**PROBLEM DETAILS**
Wherever a line holds the word "this", copy that line out.

────────────────────────────────────────

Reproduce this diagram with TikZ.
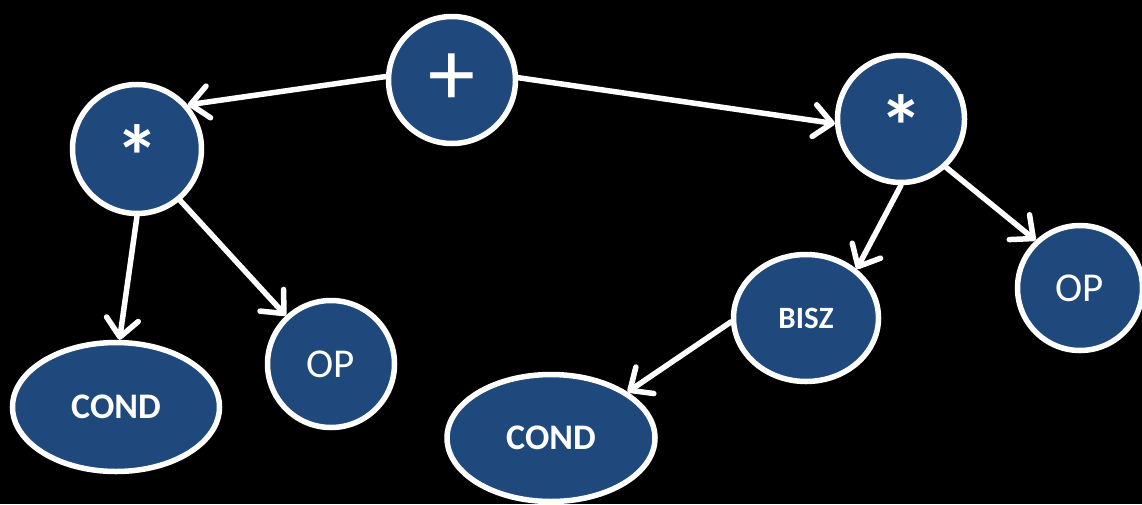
\documentclass[tikz,border=0pt]{standalone}
\usepackage{fontspec}
\setmainfont{Carlito}
\usetikzlibrary{shapes.geometric,arrows.meta}
\definecolor{nodeblue}{RGB}{31,73,125}
% asterisk set a little lower than its natural place
\newcommand{\startimes}{\raisebox{-7pt}[\height][0pt]{*}}
\tikzset{
  treenode/.style={draw=white, line width=5.5pt, fill=nodeblue, text=white, inner sep=0pt},
  roundnode/.style={treenode, circle, minimum size=#1},
  ovalnode/.style={treenode, ellipse},
  plusfont/.style={font=\fontsize{94}{94}\selectfont},
  starfont/.style={font=\fontsize{88}{88}\selectfont\bfseries},
  leaffont/.style={font=\fontsize{41}{41}\selectfont},
  condfont/.style={font=\fontsize{36}{36}\selectfont\bfseries},
  edge/.style={draw=white, line width=5.5pt, line cap=round,
    -{Straight Barb[length=18pt, width=32pt, line cap=round, line join=round]}},
}
\begin{document}
\begin{tikzpicture}[x=1pt, y=-1pt]
  % black page
  \fill[black] (0,0) rectangle (1142,504);
  \useasboundingbox (0,0) rectangle (1142,504);

  % operator nodes
  \node[roundnode=127pt, plusfont] (plus) at (452,80) {+};
  \node[roundnode=129pt, starfont] (multL) at (137,149) {\startimes};
  \node[roundnode=127pt, starfont] (multR) at (901,119) {\startimes};

  % leaves of the left product
  \node[ovalnode, minimum width=207pt, minimum height=129pt, condfont] (condL) at (116,407) {COND};
  \node[roundnode=127pt, leaffont] (opL) at (331,364) {OP};

  % right product
  \node[ovalnode, minimum width=145pt, minimum height=127pt,
        font=\fontsize{31}{31}\selectfont\bfseries] (bisz) at (806,318) {BISZ};
  \node[roundnode=125pt, leaffont] (opR) at (1080,288) {OP};
  \node[ovalnode, minimum width=208pt, minimum height=127pt, condfont] (condR) at (551,438) {COND};

  % edges
  \draw[edge] (plus.177) -- (multL.41);
  \draw[edge] (plus.2) -- (multR.184);
  \draw[edge] (multL.270) -- (condL.87);
  \draw[edge] (multL.310) -- (opL.133);
  \draw[edge] (multR.270) -- (bisz.44);
  \draw[edge] (multR.313) -- (opR.133);
  \draw[edge] (bisz.183) -- (condR.31);
\end{tikzpicture}
\end{document}
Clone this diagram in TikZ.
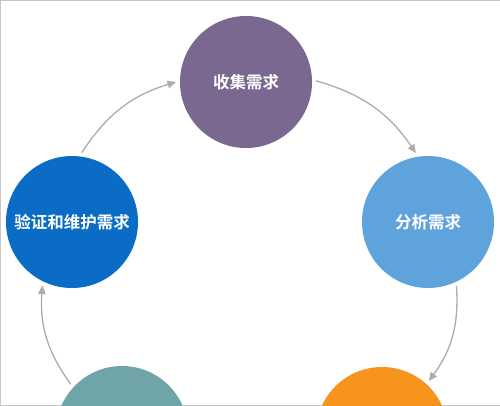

────────────────────────────────────────

**FULL SOLUTION**
Reproduce this diagram with TikZ.
Clone this diagram in TikZ.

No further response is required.